Through Isaacson's book, Jobs lays out a generalized lifecycle for leading companies. First, a company starts out by doing a great job. It innovates and then "becomes a monopoly or close to it in some field." Sadly, at this point, "the quality of the product becomes less important." This is when the company starts "valuing the great salesmen, because they are the ones who can move the needle on revenues, not the product engineers and designers." According to Jobs, this is precisely how "the salespeople end up running the company."
Jobs provides a number of historical examples of this phenomenon. It happened at IBM (NYSE: IBM ) when John Akers took over in the mid-1980s. Akers, according to Jobs, was a "smart, eloquent, fantastic salesperson, but he didn't know anything about product." He also felt that the same thing happened at Xerox and Microsoft (Nasdaq: MSFT ) . About the latter company, Jobs felt the decline began when Steve Ballmer took over, and he doesn't think "anything will change at Microsoft as long as Ballmer is running it."
Jobs thought a similar process occurred at Apple (Nasdaq: AAPL ) when John Sculley, formerly of PepsiCo, became CEO from 1983 to 1993. Sculley, according to Jobs, was a guy who showed little interest in creating great products, and that almost destroyed the company. Jobs said Apple "was lucky and it rebounded."
One might extrapolate from Jobs' remarks that founder-led firms such as Google (Nasdaq: GOOG ) and Facebook can continue on their upward trajectory. In fact, there is some evidence for that view in the book.
Despite the fact that Jobs felt Google had "ripped off the iPhone," he did agree to meet with its co-founder Larry Page, who had sought out Jobs' advice on how to be an effective CEO. In a nutshell, Jobs told him to focus on five products and get rid of the rest of it.

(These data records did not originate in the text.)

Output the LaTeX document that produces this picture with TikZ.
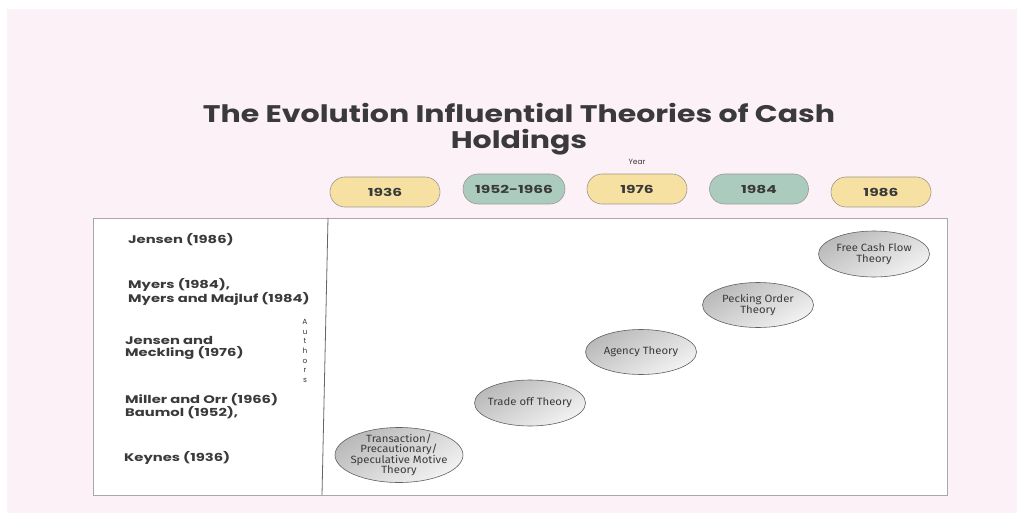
\documentclass[tikz,border=0pt]{standalone}
\usepackage{fontspec}
\setmainfont{Poppins}
\newfontfamily\thfont[FakeStretch=1.08]{Fira Sans}
\newfontfamily\titlefont[FakeStretch=1.25]{Poppins}
\newfontfamily\yearfont[FakeStretch=1.4]{Poppins}
\newfontfamily\authfont[FakeStretch=1.34]{Poppins}
\usetikzlibrary{shapes.geometric}
\definecolor{bgpink}{HTML}{FDF1F8}
\definecolor{txtgray}{HTML}{3A3A3A}
\definecolor{pillyellow}{HTML}{F6E0A2}
\definecolor{pillgreen}{HTML}{AACBBE}
\definecolor{pillborder}{HTML}{9A9A8E}
\definecolor{boxborder}{HTML}{A8A8A8}
\tikzset{
  pill/.style={draw=pillborder, line width=0.6pt, rounded corners=15pt, minimum width=#1, minimum height=30pt, inner sep=0pt, font=\yearfont\bfseries\fontsize{11}{13}\selectfont, text=txtgray},
  author/.style={anchor=west, align=left, inner sep=0pt, font=\authfont\bfseries\fontsize{11}{12.5}\selectfont, text=txtgray},
  theory/.style={ellipse, draw=gray!75!black, line width=0.6pt, inner xsep=-8pt, inner ysep=-3pt, align=center,
    top color=gray!55, bottom color=gray!10, shading angle=30,
    font=\thfont\fontsize{10.5}{10.5}\selectfont, text=txtgray},
}
\begin{document}
\begin{tikzpicture}[x=1pt,y=-1pt]
\useasboundingbox (0,0) rectangle (1017,513);
\fill[white] (0,0) rectangle (1017,513);
\fill[bgpink] (7,9) rectangle (1017,513);
% title
\node[align=center, font=\titlefont\bfseries\fontsize{24}{26}\selectfont, text=txtgray] (title) at (519,129) {The Evolution Influential Theories of Cash\\Holdings};
\node[font=\fontsize{7.5}{9}\selectfont, text=txtgray] (year) at (637,162) {Year};
% pills
\node[pill=110pt, fill=pillyellow] (p1) at (385,192) {1936};
\node[pill=102pt, fill=pillgreen] (p2) at (514,189) {1952-1966};
\node[pill=100pt, fill=pillyellow] (p3) at (637,189) {1976};
\node[pill=99pt, fill=pillgreen] (p4) at (759,189) {1984};
\node[pill=100pt, fill=pillyellow] (p5) at (881,192) {1986};
% main box
\draw[boxborder, fill=white, line width=0.8pt] (93,218) rectangle (947,495);
\coordinate (dtop) at (328,218);
\coordinate (dbot) at (322,495);
\draw[gray!80!black, line width=0.8pt] (dtop) -- (dbot);
% authors
\node[author] (a1) at (128,240) {Jensen (1986)};
\node[author] (a2) at (128,292) {Myers (1984),\\Myers and Majluf (1984)};
\node[author] (a3) at (125,348) {Jensen and\\Meckling (1976)};
\node[author] (a4) at (125,406) {Miller and Orr (1966)\\Baumol (1952),};
\node[author] (a5) at (124,458) {Keynes (1936)};
\node[align=center, font=\fontsize{7.5}{9.6}\selectfont, text=txtgray] (auth) at (305,351) {A\\u\\t\\h\\o\\r\\s};
% theories
\node[theory, minimum width=128pt, minimum height=55pt] (t1) at (399,455) {Transaction/\\Precautionary/\\Speculative Motive\\Theory};
\node[theory, minimum width=111pt, minimum height=46pt] (t2) at (530,403) {Trade off Theory};
\node[theory, minimum width=111pt, minimum height=45pt] (t3) at (641,352) {Agency Theory};
\node[theory, minimum width=111pt, minimum height=45pt] (t4) at (758,305) {Pecking Order\\Theory};
\node[theory, minimum width=111pt, minimum height=46pt] (t5) at (874,254) {Free Cash Flow\\Theory};
\end{tikzpicture}
\end{document}
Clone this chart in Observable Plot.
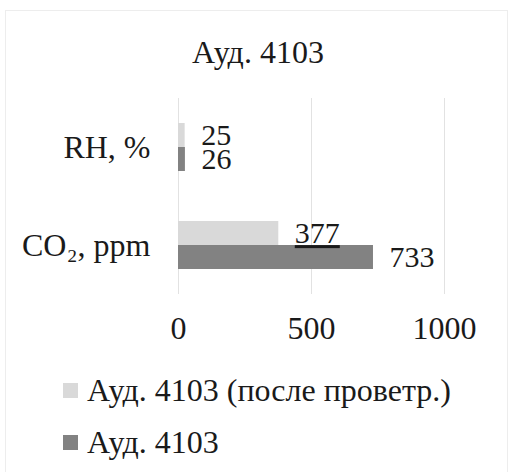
<!DOCTYPE html>
<html>
<head>
<meta charset="utf-8">
<script src="https://cdn.jsdelivr.net/npm/d3@7"></script>
<script src="https://cdn.jsdelivr.net/npm/@observablehq/plot@0.6"></script>
<style>
  body { margin: 0; background: #fff; }
  #chart { position: relative; width: 516px; height: 472px; overflow: hidden;
           font-family: "Liberation Serif", "Times New Roman", serif; color: #1a1a1a; background: #fff; }
  #frame { position: absolute; left: 5px; top: 10px; width: 503px; height: 480px; border: 1px solid #ededed; box-sizing: border-box; }
  #title { position: absolute; left: 0; top: 34px; width: 516px; text-align: center; font-size: 32px; line-height: 36px; }
  #plot { position: absolute; left: 0; top: 92px; }
  #legend { position: absolute; left: 63px; top: 364px; font-size: 32px; line-height: 52px; }
  .item { display: flex; align-items: center; height: 52px; white-space: nowrap; }
  .sw { width: 15px; height: 15px; margin-right: 9px; flex: none; }
</style>
</head>
<body>
<div id="chart">
  <div id="frame"></div>
  <div id="title"></div>
  <div id="plot"></div>
  <div id="legend"></div>
</div>
<script>
const title = "Ауд. 4103";
const categories = ["RH, %", "CO₂, ppm"];
const series = ["Ауд. 4103 (после проветр.)", "Ауд. 4103"];
const afterVent = [25, 377];
const before = [26, 733];
const xTicks = [0, 500, 1000];
const colors = ["#d9d9d9", "#828282"];

const data = [];
categories.forEach((c, i) => {
  data.push({category: c, series: series[0], value: afterVent[i]});
  data.push({category: c, series: series[1], value: before[i]});
});

document.getElementById("title").textContent = title;

const font = '"Liberation Serif", "Times New Roman", serif';
const chart = Plot.plot({
  width: 516,
  height: 258,
  marginLeft: 178,
  marginRight: 72,
  marginTop: 6,
  marginBottom: 56,
  style: {fontFamily: font, fontSize: "32px", color: "#1a1a1a", background: "transparent"},
  x: {domain: [0, 1000], ticks: xTicks, tickFormat: d => String(d), tickSize: 0, tickPadding: 22, label: null},
  y: {domain: series, axis: null, paddingInner: 0, paddingOuter: 1},
  fy: {domain: categories, label: null, tickSize: 0, tickPadding: 28, padding: 0, axis: "left"},
  color: {domain: series, range: colors},
  marks: [
    Plot.gridX(xTicks, {stroke: "#e2e2e2", strokeOpacity: 1}),
    Plot.barX(data, {fy: "category", y: "series", x: "value", fill: "series"}),
    Plot.text(data, {fy: "category", y: "series", x: "value", text: d => String(d.value),
      textAnchor: "start", dx: 16, fill: "#1a1a1a", fontSize: 30})
  ]
});
document.getElementById("plot").appendChild(chart);

// leader-line style underline on the moved label
d3.select(chart).selectAll("text")
  .filter(function() { return this.textContent === String(afterVent[1]); })
  .style("text-decoration", "underline")
  .style("text-decoration-thickness", "1.5px");

const legend = d3.select("#legend");
series.forEach((s, i) => {
  const item = legend.append("div").attr("class", "item");
  item.append("div").attr("class", "sw").style("background", colors[i]);
  item.append("span").text(s);
});
</script>
</body>
</html>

Jobs said he tried to be as helpful as he could to Page, and added that he'd have done the same for Mark Zuckerberg, the founder of Facebook. Clearly, Jobs believed in founder-led companies, and was wary of firms that were headed by leaders who didn't love developing products.
Obviously, these are pretty general observations from Jobs about an extremely complicated topic. But I'd still value Jobs' insights on this more than I would, say, a business guru like Jim Collins. When a guy who deservedly belongs in the same pantheon as Henry Ford and Thomas Edison speaks, I think we should listen.